Medicare should also pay hospitals a single lump sum for all of the associated costs of a given procedure (like a hip replacement). This approach, known as “bundling” the costs, would create incentives for hospitals to lower device costs. Savings should be shared with the physicians, so that their incentives are aligned with the hospital’s.

Bundling has been used successfully in pilot programs. Under Medicare’s Acute Care Episode Program — which bundled payments for cardiac and orthopedic procedures — physicians worked together to choose high-quality, cost-effective devices. Baptist Health System in Texas, which participated in the program, used clinical evidence to choose devices and negotiated lower prices for both Medicare and non-Medicare patients.

States could adopt similar payment reforms for private insurance and their Medicaid programs. In Arkansas, the Medicaid program and private payers — including Walmart — have collaborated to adopt bundled payments for several procedures, including hip and knee replacements.

To complement these efforts, the new Patient-Centered Outcomes Research Institute, a nongovernmental body created by the Affordable Care Act, should pay for research that compares the effectiveness of devices so physicians can make informed choices. (Three years into its existence, the institute has initiated few, if any, studies of medical devices.) Medicare or the Food and Drug Administration should also require the use of registries that track when devices fail.
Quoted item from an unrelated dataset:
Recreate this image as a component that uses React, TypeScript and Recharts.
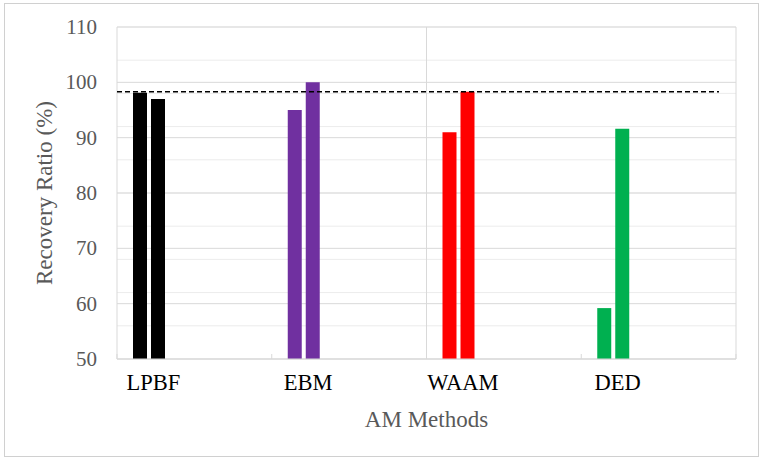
import React from 'react';
import {
  ComposedChart,
  Bar,
  Cell,
  XAxis,
  YAxis,
  CartesianGrid,
  ReferenceLine,
  Label,
} from 'recharts';

const methods = ['LPBF', 'EBM', 'WAAM', 'DED'];
const recoveryA = [98.1, 95.0, 91.0, 59.2];
const recoveryB = [97.0, 100.0, 98.3, 91.6];
const methodColors = ['#000000', '#7030A0', '#FF0000', '#00B050'];

const yTicks = [50, 60, 70, 80, 90, 100, 110];
const yMinorTicks = [
  50, 52, 54, 56, 58, 60, 62, 64, 66, 68, 70, 72, 74, 76, 78, 80, 82, 84, 86, 88, 90,
  92, 94, 96, 98, 100, 102, 104, 106, 108, 110,
];
const boundaryTicks = [0, 1, 2, 3, 4];
const verticalGuides = [0, 2, 4];
const thresholdValue = 98.3;
const thresholdSpan = [0, 3.89];

const data = methods.map((m, i) => ({ method: m, a: recoveryA[i], b: recoveryB[i] }));

const SERIF = "'Liberation Serif', 'Times New Roman', serif";

const XTick = (props: any) => {
  const { x, y, payload } = props;
  return (
    <text x={x + 4} y={y} dy={16} textAnchor="middle" fontSize={22.5} fill="#000000" fontFamily={SERIF}>
      {payload.value}
    </text>
  );
};

const YTick = (props: any) => {
  const { x, y, payload } = props;
  return (
    <text x={x} y={y} dy={7} textAnchor="end" fontSize={21} fill="#595959" fontFamily={SERIF}>
      {payload.value}
    </text>
  );
};

const EmptyTick = () => <g />;

const YTitle = (props: any) => {
  const vb = props.viewBox || { x: 0, y: 27, width: 117, height: 332 };
  const cx = vb.x + 52;
  const cy = vb.y + vb.height / 2;
  return (
    <text
      x={cx}
      y={cy}
      transform={`rotate(-90 ${cx} ${cy})`}
      textAnchor="middle"
      fontSize={23}
      fill="#595959"
      fontFamily={SERIF}
    >
      Recovery Ratio (%)
    </text>
  );
};

const XTitle = (props: any) => {
  const vb = props.viewBox || { x: 117, y: 359, width: 619, height: 101 };
  return (
    <text x={vb.x + vb.width / 2} y={vb.y + 68} textAnchor="middle" fontSize={23} fill="#595959" fontFamily={SERIF}>
      AM Methods
    </text>
  );
};

export default function App() {
  return (
    <div style={{ position: 'absolute', left: 0, top: 0, width: 762, height: 460, background: '#fff' }}>
      <div
        style={{
          position: 'absolute',
          left: 4,
          top: 3,
          width: 755,
          height: 454,
          border: '1px solid #d0d0d0',
          boxSizing: 'border-box',
        }}
      />
      <div style={{ position: 'absolute', left: 0, top: 0 }}>
        <ComposedChart
          width={762}
          height={460}
          data={data}
          margin={{ top: 27, right: 26, bottom: 0, left: 0 }}
          barSize={14}
          barGap={4}
        >
          <CartesianGrid yAxisId="minor" horizontal vertical={false} stroke="#ececec" />
          <CartesianGrid horizontal vertical={false} stroke="#d9d9d9" />
          <XAxis
            dataKey="method"
            height={101}
            padding={{ left: -45, right: 45 }}
            axisLine={false}
            tickLine={false}
            tickSize={0}
            tickMargin={15}
            tick={<XTick />}
            interval={0}
          >
            <Label content={<XTitle />} />
          </XAxis>
          <XAxis
            xAxisId="num"
            dataKey="none"
            type="number"
            scale="linear"
            domain={[0, 4]}
            ticks={boundaryTicks}
            interval={0}
            mirror
            height={1}
            tick={<EmptyTick />}
            tickSize={5}
            tickLine={{ stroke: '#d9d9d9' }}
            axisLine={{ stroke: '#d9d9d9' }}
            allowDataOverflow
          />
          <YAxis
            domain={[50, 110]}
            ticks={yTicks}
            width={117}
            axisLine={false}
            tickLine={false}
            tickSize={0}
            tickMargin={20}
            tick={<YTick />}
            allowDataOverflow
          >
            <Label content={<YTitle />} />
          </YAxis>
          <YAxis yAxisId="minor" hide domain={[50, 110]} ticks={yMinorTicks} allowDataOverflow />
          {verticalGuides.map((v) => (
            <ReferenceLine key={v} xAxisId="num" x={v} stroke="#d9d9d9" strokeWidth={1} />
          ))}
          <Bar dataKey="a" isAnimationActive={false}>
            {data.map((d, i) => (
              <Cell key={d.method} fill={methodColors[i]} />
            ))}
          </Bar>
          <Bar dataKey="b" isAnimationActive={false}>
            {data.map((d, i) => (
              <Cell key={d.method} fill={methodColors[i]} />
            ))}
          </Bar>
          <ReferenceLine
            xAxisId="num"
            segment={[
              { x: thresholdSpan[0], y: thresholdValue },
              { x: thresholdSpan[1], y: thresholdValue },
            ]}
            stroke="#000000"
            strokeWidth={1.5}
            strokeDasharray="5 3"
          />
        </ComposedChart>
      </div>
    </div>
  );
}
Currently, medical-device manufacturers allocate only a sliver of profits to research and development and often focus on “tweaks” to existing devices, without providing any evidence that they are of better quality. Competitive pressures from public and private payers would provide incentives for the industry to become more innovative, producing technologies that actually lowered costs and offered truly advanced breakthroughs.

Instead of using its clout to lobby against the device tax — which helped foment opposition to the Affordable Care Act — the medical-device industry needs to share the responsibility of lowering costs for patients, businesses and taxpayers.